Masyarakat Banjar secara tradisional, bahkan
menurut Agama Islam, selalu menghormati orang yang lebih tua. Oleh karena itu
kata sapaan yang semula dipakai khusus dalam lingkungan keluarga, kemudian
dipakai untuk sapaan kepada pihak-pihak lain.
Kata sapaan yang berlaku umum dalam masyarakat Banjar adalah
sapaan ”busu” yang berlaku untuk semua orang yang dianggap cukup tua umurnya,
baik pria maupun wanita. Misalnya Su Amat (singkatan dari busu amat).
Kebiasaan masyarakat Banjar yang lain adala
memendekan nama orang, yang dimulai dengan huruf ”i”, misalnya Su (Bakeri), Su
Inur (Nursiah) dan lain-lain.
Selanjutnya kata sapaan ”utuh” ditujukan kepada
anak – anak atau remaja laki-laki didaerah Hulu Sungai,
sedangkan sapaan ”nanang” dipergunakan di daerah Banjarmasin dan sekitarnya.
Jika mempergunakan pangilan kata ”utuh” dan ”nanang” disingkat menjadi ”tuh”

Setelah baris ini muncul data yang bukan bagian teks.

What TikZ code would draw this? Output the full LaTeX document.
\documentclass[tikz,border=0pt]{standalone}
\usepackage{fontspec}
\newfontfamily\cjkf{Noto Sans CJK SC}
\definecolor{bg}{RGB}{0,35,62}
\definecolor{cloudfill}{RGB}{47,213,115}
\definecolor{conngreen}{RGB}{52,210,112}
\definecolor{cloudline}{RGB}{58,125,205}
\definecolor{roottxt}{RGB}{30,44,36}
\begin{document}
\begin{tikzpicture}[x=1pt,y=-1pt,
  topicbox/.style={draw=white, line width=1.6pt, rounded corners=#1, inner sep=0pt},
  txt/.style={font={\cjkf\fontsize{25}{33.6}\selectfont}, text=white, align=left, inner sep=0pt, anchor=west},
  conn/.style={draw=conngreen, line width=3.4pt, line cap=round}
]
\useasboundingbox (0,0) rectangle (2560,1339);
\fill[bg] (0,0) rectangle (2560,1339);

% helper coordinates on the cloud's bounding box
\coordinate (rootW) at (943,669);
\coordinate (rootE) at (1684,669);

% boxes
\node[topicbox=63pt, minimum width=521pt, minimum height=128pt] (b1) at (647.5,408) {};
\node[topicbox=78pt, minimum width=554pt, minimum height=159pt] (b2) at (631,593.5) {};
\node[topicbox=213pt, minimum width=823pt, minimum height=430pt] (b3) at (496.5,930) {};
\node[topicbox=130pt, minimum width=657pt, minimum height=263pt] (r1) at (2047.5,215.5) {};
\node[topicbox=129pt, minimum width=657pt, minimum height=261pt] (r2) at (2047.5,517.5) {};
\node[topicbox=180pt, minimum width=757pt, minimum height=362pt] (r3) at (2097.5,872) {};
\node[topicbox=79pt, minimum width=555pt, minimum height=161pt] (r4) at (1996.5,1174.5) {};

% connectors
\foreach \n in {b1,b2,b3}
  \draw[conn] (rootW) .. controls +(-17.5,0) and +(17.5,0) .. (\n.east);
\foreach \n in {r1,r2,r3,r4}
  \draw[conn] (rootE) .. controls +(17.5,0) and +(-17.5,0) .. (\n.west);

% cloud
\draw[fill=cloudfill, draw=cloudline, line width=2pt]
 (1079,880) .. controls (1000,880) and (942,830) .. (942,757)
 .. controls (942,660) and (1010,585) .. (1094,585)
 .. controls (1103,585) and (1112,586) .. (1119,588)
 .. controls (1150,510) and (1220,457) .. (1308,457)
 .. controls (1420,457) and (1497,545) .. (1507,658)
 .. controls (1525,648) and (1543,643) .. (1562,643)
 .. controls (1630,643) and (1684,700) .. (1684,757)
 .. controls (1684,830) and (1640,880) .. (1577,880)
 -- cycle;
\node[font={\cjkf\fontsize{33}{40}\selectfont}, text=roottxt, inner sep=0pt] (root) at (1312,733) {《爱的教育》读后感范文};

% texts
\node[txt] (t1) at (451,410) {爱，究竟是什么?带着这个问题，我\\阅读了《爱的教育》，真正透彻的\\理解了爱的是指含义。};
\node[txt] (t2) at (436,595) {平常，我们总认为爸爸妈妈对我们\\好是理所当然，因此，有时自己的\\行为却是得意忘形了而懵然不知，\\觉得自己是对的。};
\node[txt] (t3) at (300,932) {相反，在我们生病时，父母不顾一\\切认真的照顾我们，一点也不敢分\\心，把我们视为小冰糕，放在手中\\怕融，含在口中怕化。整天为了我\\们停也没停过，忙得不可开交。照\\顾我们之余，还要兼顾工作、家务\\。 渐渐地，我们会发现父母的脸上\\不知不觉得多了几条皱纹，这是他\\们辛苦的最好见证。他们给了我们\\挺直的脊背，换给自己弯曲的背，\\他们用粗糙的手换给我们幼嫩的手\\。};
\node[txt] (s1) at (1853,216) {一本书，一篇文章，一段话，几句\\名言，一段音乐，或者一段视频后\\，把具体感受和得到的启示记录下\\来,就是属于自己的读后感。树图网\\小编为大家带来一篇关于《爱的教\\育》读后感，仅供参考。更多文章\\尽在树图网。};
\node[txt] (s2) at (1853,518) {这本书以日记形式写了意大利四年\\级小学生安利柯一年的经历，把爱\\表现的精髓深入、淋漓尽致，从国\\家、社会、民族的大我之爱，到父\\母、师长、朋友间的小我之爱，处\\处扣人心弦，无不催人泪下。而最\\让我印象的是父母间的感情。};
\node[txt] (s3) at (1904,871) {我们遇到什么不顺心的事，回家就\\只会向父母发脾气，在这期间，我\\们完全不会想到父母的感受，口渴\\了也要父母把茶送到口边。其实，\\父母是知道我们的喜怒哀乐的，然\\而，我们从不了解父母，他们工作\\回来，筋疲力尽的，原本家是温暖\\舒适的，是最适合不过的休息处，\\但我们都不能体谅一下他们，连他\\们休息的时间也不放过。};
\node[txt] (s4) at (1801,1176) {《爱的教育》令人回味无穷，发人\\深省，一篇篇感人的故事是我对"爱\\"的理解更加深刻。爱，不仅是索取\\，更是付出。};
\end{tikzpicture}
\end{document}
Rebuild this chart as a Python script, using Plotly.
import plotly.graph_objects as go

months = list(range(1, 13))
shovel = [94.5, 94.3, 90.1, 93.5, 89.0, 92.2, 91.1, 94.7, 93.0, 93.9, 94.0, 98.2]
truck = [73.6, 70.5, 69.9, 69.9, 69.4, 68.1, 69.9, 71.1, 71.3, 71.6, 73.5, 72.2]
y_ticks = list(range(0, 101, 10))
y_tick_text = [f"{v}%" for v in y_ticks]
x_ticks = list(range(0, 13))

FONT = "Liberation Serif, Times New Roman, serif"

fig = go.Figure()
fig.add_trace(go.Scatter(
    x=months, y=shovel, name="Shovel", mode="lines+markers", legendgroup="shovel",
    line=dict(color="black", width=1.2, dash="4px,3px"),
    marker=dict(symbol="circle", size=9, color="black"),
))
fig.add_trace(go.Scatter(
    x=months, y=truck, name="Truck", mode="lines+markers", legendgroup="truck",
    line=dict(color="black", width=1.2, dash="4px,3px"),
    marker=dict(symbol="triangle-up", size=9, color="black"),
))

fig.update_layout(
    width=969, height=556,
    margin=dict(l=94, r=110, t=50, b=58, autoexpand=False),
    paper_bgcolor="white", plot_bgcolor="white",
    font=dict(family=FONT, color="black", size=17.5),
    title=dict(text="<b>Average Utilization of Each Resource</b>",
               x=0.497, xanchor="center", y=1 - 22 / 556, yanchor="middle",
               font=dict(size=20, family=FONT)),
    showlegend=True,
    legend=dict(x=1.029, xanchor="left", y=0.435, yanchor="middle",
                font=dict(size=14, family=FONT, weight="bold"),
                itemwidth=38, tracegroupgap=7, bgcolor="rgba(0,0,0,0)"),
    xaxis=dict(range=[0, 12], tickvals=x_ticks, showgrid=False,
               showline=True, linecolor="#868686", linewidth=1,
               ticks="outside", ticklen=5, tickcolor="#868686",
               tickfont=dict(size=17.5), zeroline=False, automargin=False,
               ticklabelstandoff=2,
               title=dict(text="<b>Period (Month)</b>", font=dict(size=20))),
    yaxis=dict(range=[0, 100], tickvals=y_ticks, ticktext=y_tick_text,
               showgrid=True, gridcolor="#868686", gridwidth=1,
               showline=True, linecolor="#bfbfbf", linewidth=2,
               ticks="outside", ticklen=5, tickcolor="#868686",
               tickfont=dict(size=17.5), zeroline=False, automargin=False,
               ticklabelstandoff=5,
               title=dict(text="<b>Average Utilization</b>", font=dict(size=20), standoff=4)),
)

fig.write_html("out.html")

dan ”nang” atau “ su anang”.
Sapaan untuk anak-anak perempuan atau remaja puteri
dipakai kata ’galuh” atau ”aluh”, biasanya disngkat ”luh”. Sedangkan dibeberapa daerah Hulu Sungai dipakai sapaan
’diang” atau ”idang”.
Demikianlah beberapa ulasan tentang kata sapaan
yang berlaku dalam masyarakat Banjar, sebagai suatu khasanah kekayaan budaya
bangsa yang keberadaannya perlu dipertahankan, karna sekarang
sudah mulai banyak terkikis oleh masuknya budaya lain kedaerah banjar.